Early Christian matron in apocryphal accounts of Paul's martyrdom

Plautilla (d. c. 67) is a name attached in late antique and medieval tradition to a pious Roman matron associated with the martyrdom of the Apostle Paul. In apocryphal narratives and later retellings, she encounters Paul as he is led to execution outside the city and lends him her veil so he may blindfold himself; after his beheading, the veil is miraculously returned to her.

== Sources and legend ==
The earliest detailed version of the veil motif appears in the late antique/early medieval apocryphon known as the Martyrium Pauli (Martyrdom of Paul), transmitted under the name of Linus; section 16 recounts that Paul "bound his eyes with Plautilla's veil" before execution.

Medieval compendia, especially Jacobus de Voragine's Golden Legend, repeat and popularize the episode (often giving Plautilla the alternative name "Lemobia"), relating that as Paul was led to execution at the Ostian Gate the Christian woman Plautilla wept and asked for his prayers; he replied, "Plautilla, my dear daughter, lend me the veil with which thy head is covered. I shall cover my eyes therewith, and then thou shalt take it back," after which scoffers mocked her for giving so precious a cloth to an "enchanter," and the veil was miraculously returned to her.
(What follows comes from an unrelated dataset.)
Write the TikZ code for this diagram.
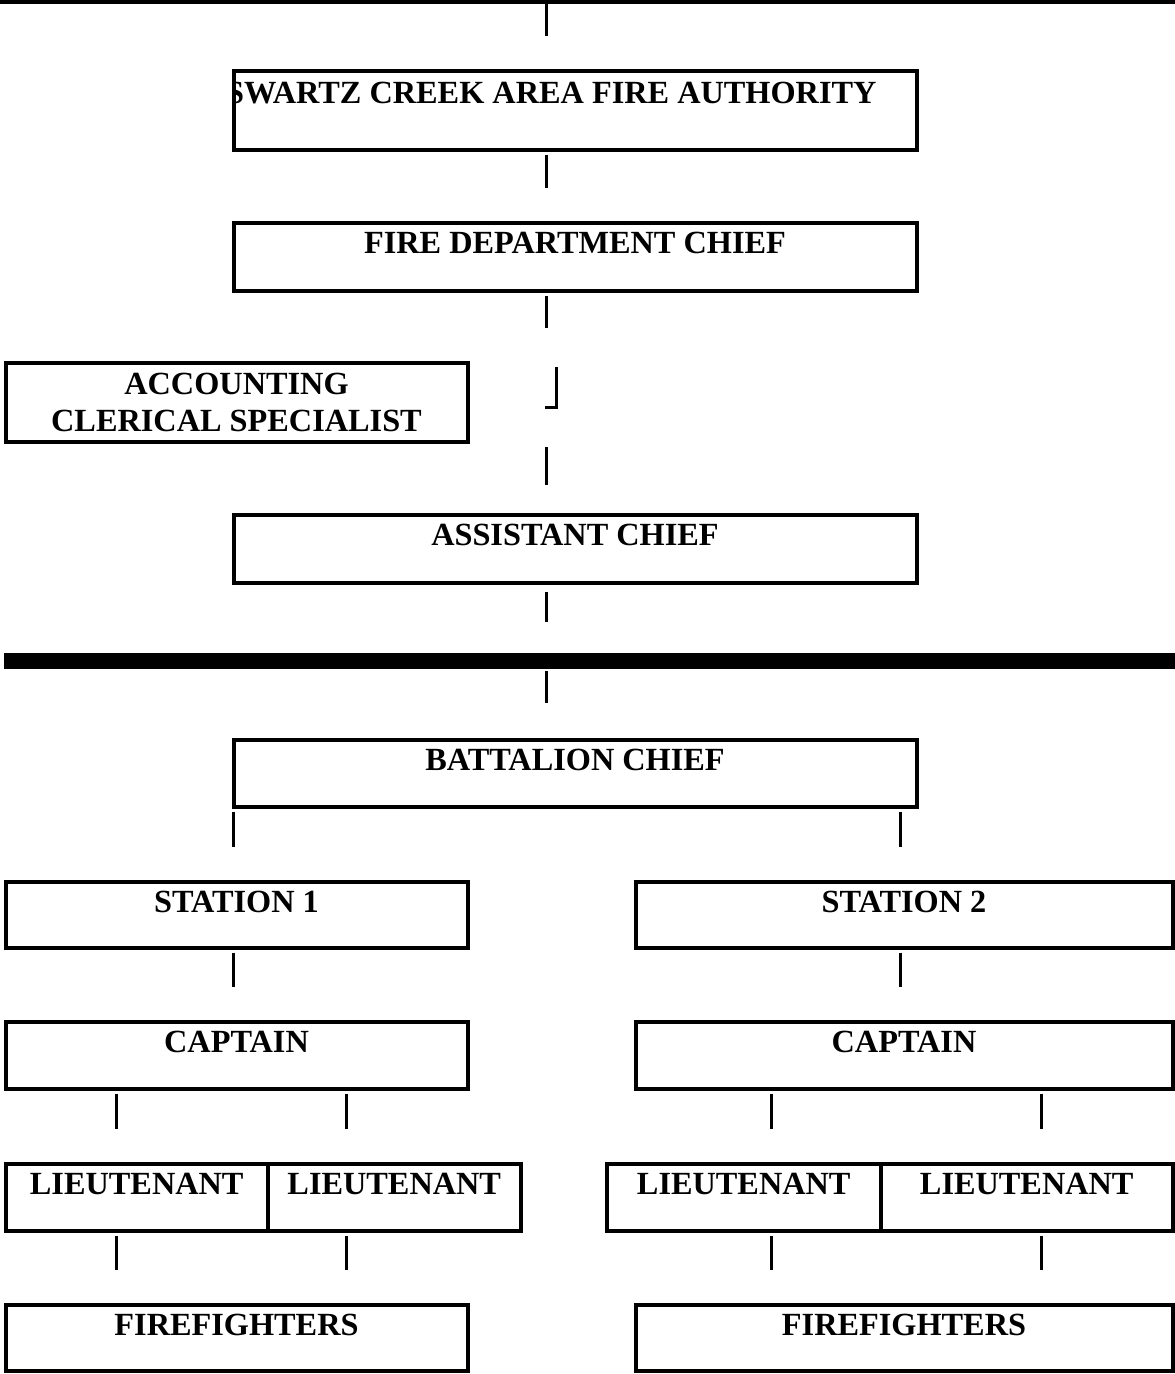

== Liturgical commemoration ==
In the Byzantine tradition Plautilla ("Πλατίλλα ἡ Ῥωμαία") is commemorated on 20 May.

According to tradition, she lived in the 1st century AD in Rome and was baptized by the Apostle Peter, and is regarded as the mother of Saint Domitilla. She died by martyrdom in AD 67.

== In art and reception ==
The "veil of Plautilla" became a recognizable motif in Western art illustrating Paul's beheading and posthumous miracle. Museum collection entries and art-historical studies identify the scene where Paul requests a woman's veil and later returns it miraculously:
- The Princeton University Art Museum panel traditionally titled The Beheading of Saint Paul has been read in light of the "miracle of Plautilla's veil," discussed by Guy C. Bauman (1977).
- An Italian trecento initial at the J. Paul Getty Museum depicts The Beheading of Saint Paul and the Miracle of Plautilla's Veil.
- The Museum of Fine Arts, Boston holds a Flemish tapestry titled Saint Paul Requesting Plautilla's Veil, explicitly citing the Golden Legend as its narrative source.